When Philadelphia Energy Solutions (PES), owner of the East Coast’s largest refinery, recently announced it was seeking Chapter 11 bankruptcy protection, it begged a question: What happened? The answer requires a look back at the company’s original vision — namely, to capture the upside of the Shale Revolution by processing price-advantaged light, sweet crude oil produced in the U.S. — as well as a review of market developments that undermined its plan. Today, we look at the factors that drove PES’s hopes and why, in the end, they weren’t realized.
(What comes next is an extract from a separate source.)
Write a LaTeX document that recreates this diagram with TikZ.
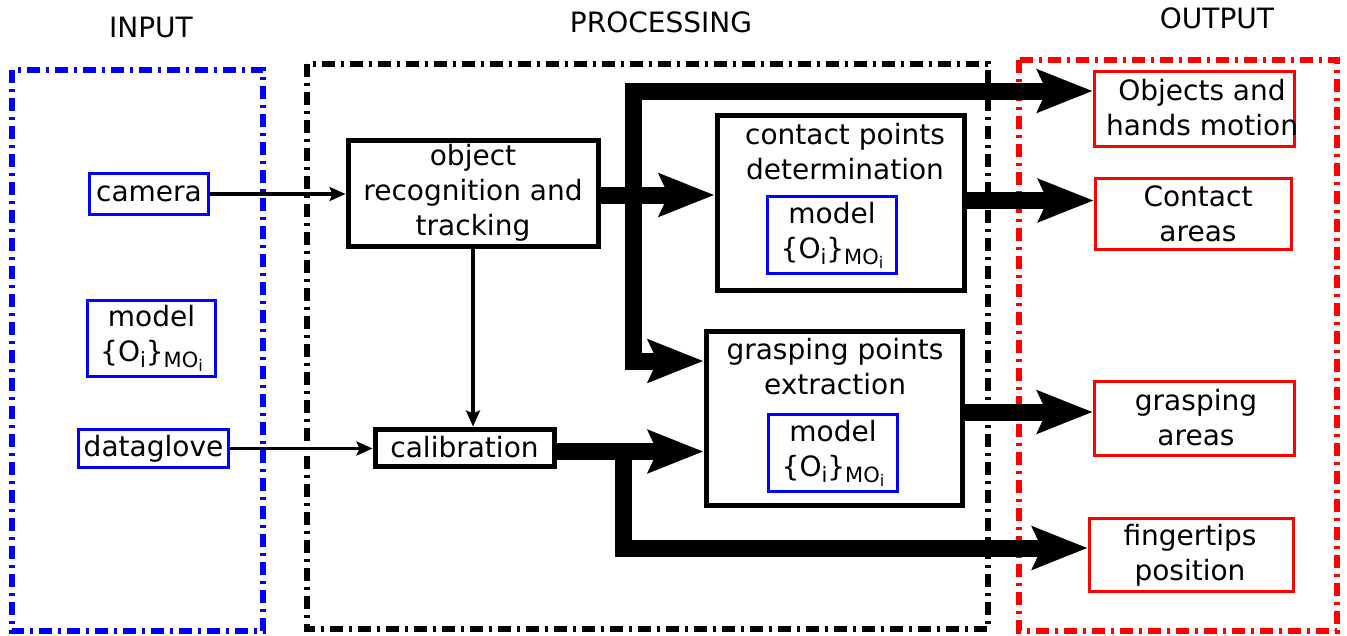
\documentclass[tikz,border=0pt]{standalone}
\usepackage{fontspec}
\setmainfont{DejaVu Sans}
\usetikzlibrary{arrows.meta}
\newcommand\lbl{\fontsize{28}{35}\selectfont}
\newcommand\subtx[1]{\raisebox{-0.22em}{\fontsize{21}{21}\selectfont #1}}
\newcommand\subsubtx[1]{\raisebox{-0.18em}{\fontsize{16}{16}\selectfont #1}}
\newcommand\modeltext{model\\\{O\subtx{i}\}\subtx{MO\subsubtx{i}}}
\begin{document}
\begin{tikzpicture}[x=1pt,y=-1pt,
  frame/.style={line width=5.5pt, dash pattern=on 13pt off 6pt on 3pt off 6pt},
  title/.style={font=\lbl, inner sep=0pt},
  txt/.style={font=\lbl, align=center, inner sep=0pt},
  inbox/.style={draw=blue, line width=3.5pt, inner sep=0pt, align=center, font=\lbl},
  procbox/.style={draw=black, line width=5pt, inner sep=0pt, align=center, font=\lbl},
  outbox/.style={draw=red, line width=3.5pt, inner sep=0pt},
  thinarrow/.style={line width=3.2pt, -{Stealth[length=16pt,width=14pt,inset=3pt]}},
  bigarrow/.style={line width=17pt, -{Stealth[length=55pt,width=42pt,inset=9pt]}},
  bigline/.style={line width=17pt, line cap=rect}]
\useasboundingbox (0,0) rectangle (1347,635);

% group frames
\draw[frame, blue] (12,70) rectangle (263,631);
\draw[frame, black] (307,64) rectangle (988,629);
\draw[frame, red] (1019,60) rectangle (1337,631);

\node[title] (tin) at (151,27) {INPUT};
\node[title] (tproc) at (661,22) {PROCESSING};
\node[title] (tout) at (1217,18.5) {OUTPUT};

% input blocks
\node[inbox, minimum width=119pt, minimum height=41pt] (cam) at (149,194) {camera};
\node[inbox, minimum width=128pt, minimum height=76pt] (modl) at (151.5,338.5) {\modeltext};
\node[inbox, minimum width=150pt, minimum height=38pt] (dg) at (153.5,448.5) {dataglove};

% processing blocks
\node[procbox, minimum width=250pt, minimum height=106pt] (objrec) at (473,193) {object\\recognition and\\tracking};
\node[procbox, minimum width=179pt, minimum height=37pt] (calib) at (464.5,447.5) {calibration};

\node[procbox, minimum width=247pt, minimum height=175pt] (contact) at (840.5,202.5) {};
\node[txt] (ctext) at (845,152) {contact points\\determination};
\node[inbox, minimum width=129pt, minimum height=77pt] (cmod) at (832,235) {\modeltext};

\node[procbox, minimum width=256pt, minimum height=174pt] (grasp) at (834,418) {};
\node[txt] (gtext) at (835,367) {grasping points\\extraction};
\node[inbox, minimum width=129pt, minimum height=77pt] (gmod) at (833,453) {\modeltext};

% output blocks
\node[outbox, minimum width=200pt, minimum height=75pt] (objm) at (1194.5,109) {};
\node[txt] (objmt) at (1202,108) {Objects and\\hands motion};
\node[outbox, minimum width=196pt, minimum height=71pt] (carea) at (1193.5,214) {};
\node[txt] (careat) at (1198,214) {Contact\\areas};
\node[outbox, minimum width=200pt, minimum height=74pt] (garea) at (1194.5,418.5) {};
\node[txt] (gareat) at (1196,418) {grasping\\areas};
\node[outbox, minimum width=204pt, minimum height=73pt] (fing) at (1191.5,555) {};
\node[txt] (fingt) at (1190,555) {fingertips\\position};

% thin connectors
\draw[thinarrow] (cam.east) -- (cam.east -| objrec.west);
\draw[thinarrow] (dg.east) -- (dg.east -| calib.west);
\draw[thinarrow] (objrec.south) -- (objrec.south |- calib.north);

% thick connectors
\coordinate (ja) at (633,91);
\coordinate (jb) at (633,361);
\coordinate (jc) at (623,452);
\coordinate (jd) at (623,548);
\draw[bigline] (ja) -- (jb);
\draw[bigarrow] ([yshift=-2pt]objrec.east) -- ([yshift=-2pt]objrec.east -| contact.west);
\draw[bigarrow] (ja) -- (ja -| objm.west);
\draw[bigarrow] (jb) -- (jb -| grasp.west);
\draw[bigarrow] ([yshift=2pt]contact.east) -- ([yshift=2pt]contact.east -| carea.west);
\draw[bigarrow] ([yshift=6pt]grasp.east) -- ([yshift=6pt]grasp.east -| garea.west);
\draw[bigarrow] ([yshift=-4pt]calib.east) -- ([yshift=-4pt]calib.east -| grasp.west);
\draw[bigarrow] (jc) -- (jd) -- (jd -| fing.west);
\end{tikzpicture}
\end{document}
PES was formed as a partnership in September 2012 between The Carlyle Group and Sunoco Inc. to rescue the 335-Mb/d Philadelphia Refining Complex. Carlyle would hold a two-thirds ownership interest while Sunoco Inc. (which bought the complex’s Point Breeze refinery in 1988 and its Girard Point refinery in 1994) retained ownership of the remaining third. Just after the PES partnership was launched, in October 2012, Sunoco became a subsidiary of Energy Transfer Partners.
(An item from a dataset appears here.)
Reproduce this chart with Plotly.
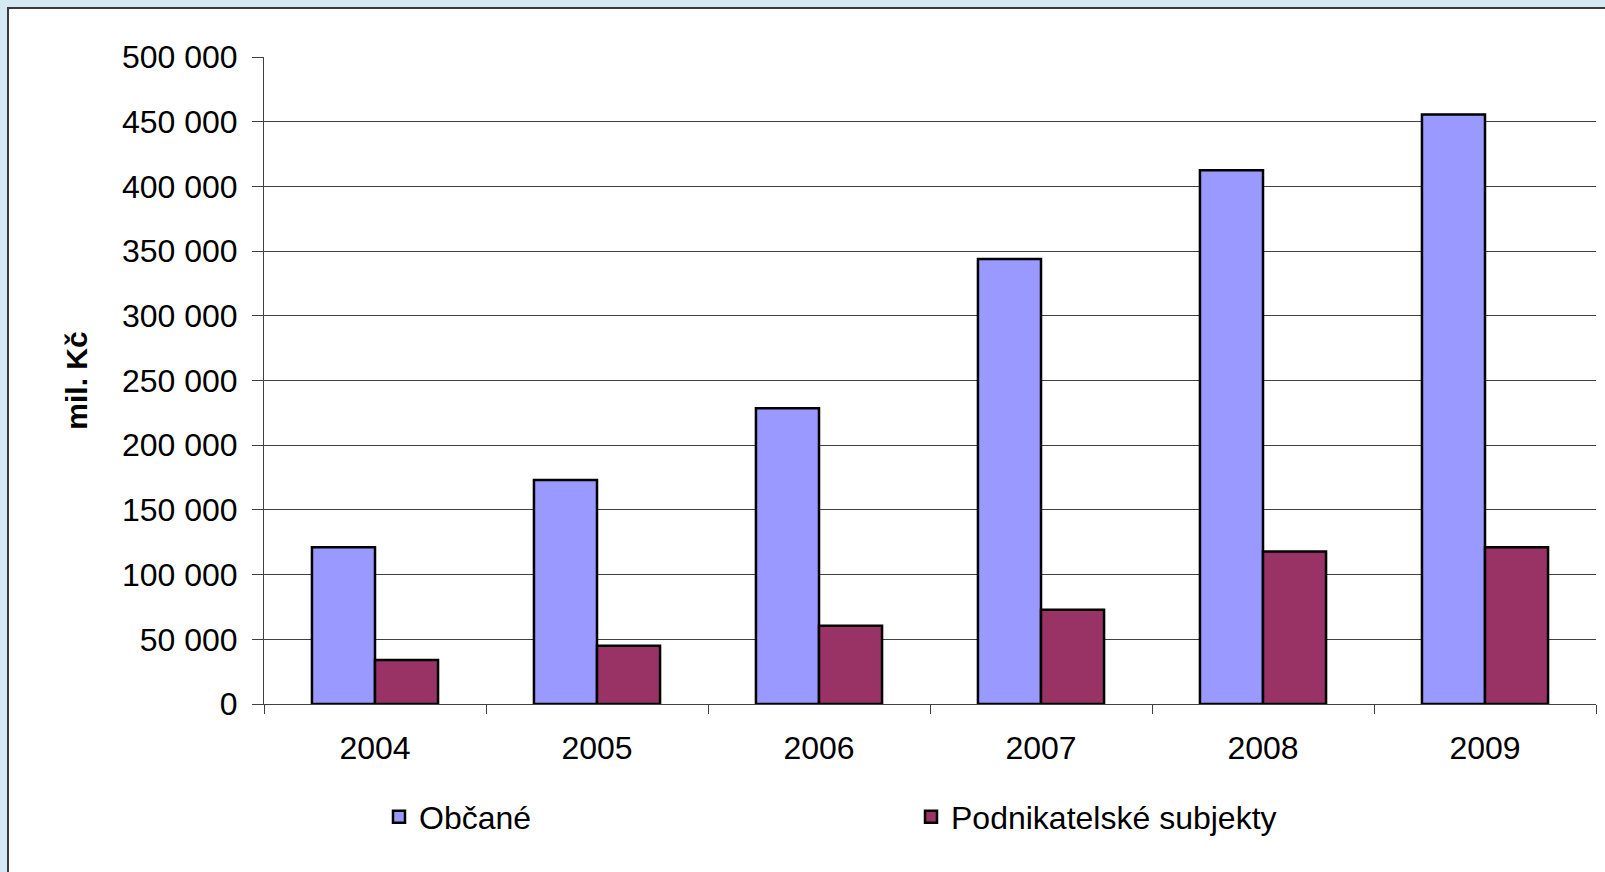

At the time, Carlyle was among a distinguished group of white knights from the private equity realm that helped revitalize the Mid-Atlantic refining sector by eschewing the then higher-priced imported crude that their refineries had traditionally run in favor of price-advantaged light, sweet crude produced in the U.S. But the dynamics that had initially boosted PES’s standing — most notably relying on relatively cheap Bakken crude transported to Philly by rail — shifted, leaving the refinery on shaky ground.
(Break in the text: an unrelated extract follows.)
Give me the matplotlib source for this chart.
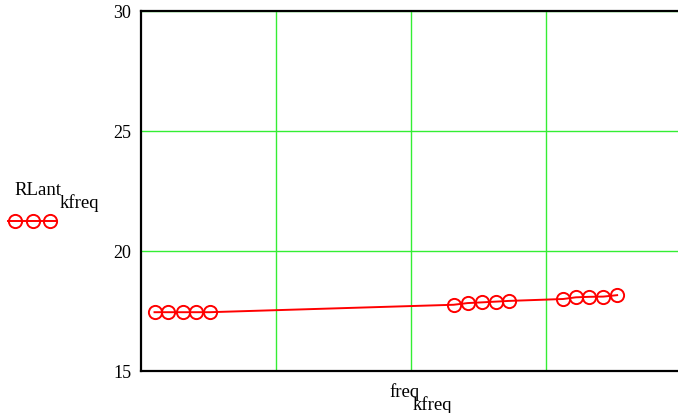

Let’s start by reviewing the PES vision. PES’s identity was pegged to the boom in U.S. production made possible by the Shale Revolution, so much so that even the company’s name was meant to evoke a mission beyond refining. PES executives saw the revitalization of their refinery as part of a larger effort to make Philadelphia an energy storage, processing and transportation hub for Marcellus/Utica and other unconventionally produced hydrocarbons. They also intended to optimize the Philadelphia Refining Complex’s economics by railing in steeply discounted crude from the Bakken Shale in North Dakota to the complex’s combined Point Breeze and Girard Point operations. In addition, PES and other East Coast refiners hoped that pipelines would one day be built from the Bakken to the East Coast, reducing transportation costs and further enhancing the refineries’ economics.